We're Literary 2: To Read Makes Our Speaking English Good
There's more to life than watching Buffy the Vampire Slayer! No. Really, there is! Honestly! Here's a place for Buffistas to come and discuss what it is they're reading, their favorite authors and poets. "Geez. Crack a book sometime."
I wouldn't say that about the whole series, ita. But it depends on what you mean by "rape-oriented." A rape (with the anti-hero Covenant as rapist) occurs early in the first book of the first series, and there are significant consequences (you could even say its shadow hangs over the series). But that's the only one I recall.
So if "rape-oriented" means that a rape is a key event, yes. But if "rape-oriented" means that there's one rape after another, no.
I used oriented to try and back off themed. Not sure what the right word really is. Inspired? Tainted? Coloured?
I thought about that also, but decided that since, in the Covenant books, the rape was a Bad Thing, and only happened the once, I file it in a different category than the space series, where the chick gets raped and raped and raped, and starts to really dig on it, and we're supposed to align with the rapists POV.
There's anti-heroes, and then there are assholes.
I *think* this Covenant book is a, um, pre-quel. A la Star Wars.
I *think* this Covenant book is a, um, pre-quel.
It would kind of have to be, no?
I still resent the fact that despite completely hating Covenant, and completely hating the story Donaldson was telling, I still couldn't put the books down until I finally flung White Gold Wielder across the room.
Huh. I flung
Lord Foul's Bane
across the room. Literally. First book I've ever done that with (but not the last). Right about the time the rape scene happened, in fact.
Then I went back and read all 6, a few years later, as two of my best friends LURVED them. They're okay. His description of the physical link with the Land felt right; I felt that way about New Mexico, and I know he lives in NM. Otherwise, eh.
I read his other stuff too, up until the space ones, when the first one in the series became a wall-banger and I stopped.
Is "This Corrosion" by Sisters of Mercy based on
Lord Foul's Bane?
Huh. I flung Lord Foul's Bane across the room. Literally. First book I've ever done that with (but not the last).
I waited until the end of the last book, but my flinging was also literal. I felt pretty bad afterwards, not for hating it so much, but because I'd borrowed it from a friend.

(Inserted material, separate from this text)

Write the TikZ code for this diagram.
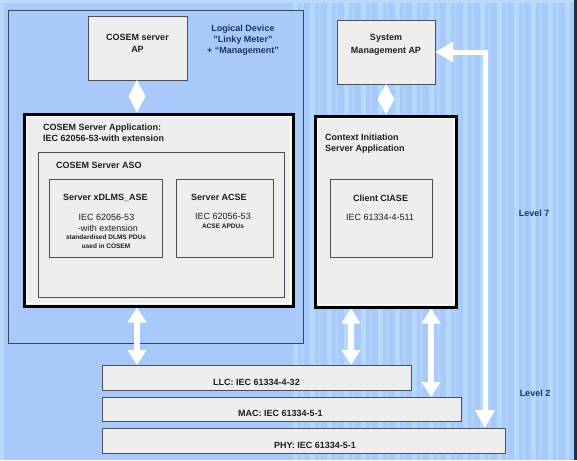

I hated the first Covenant book and never bothered with the rest. But I liked the two Mirror books. Less whining, I guess.
Ironically, just the other day I was pronouncing John McPhee's two-part essay on coal trains in the New Yorker kinda boring, because, I just don't care about coal trains. But the topic was boring, and, considering I was reading about coal trains, the writing was pretty good.
Oh, is that only a two-part? Thank goodness. I actually read all of the first part without really meaning to, because it kept me just interested enough to keep reading. But I sort of resented it, because I don't give that much of a rat's ass (1/16 of an ass, if you're wondering) and I didn't even gain interesting factoids.
Also, really couldn't get into the Covenant books. The rape didn't help, but I also think it takes a lighter hand to do an anti-hero effectively. Actually, I don't know what it takes, but something other than what he had. If I remember correctly, I found the main character alternately whiny and, er... dissociated? Disaffected? Distanced?
Calli, thank you, I thought I remembered reading something else by him but couldn't remember what. I'm not sure I liked the Mirror Books, but I was at least able to read them. I still felt like something was missing, but it may just be that I'm too attached to liking main characters and wanting at least some good things to happen to them.
I was depressed yet fascinated by the Covenant books when I read them 12 years ago because they were so unlike anything I'd read before. I'm not sure how they'd hold up now with practically my entire adult reading experience behind me (including much, much more fantasy--at the time I'd only ever read Narnia and the Belgariad).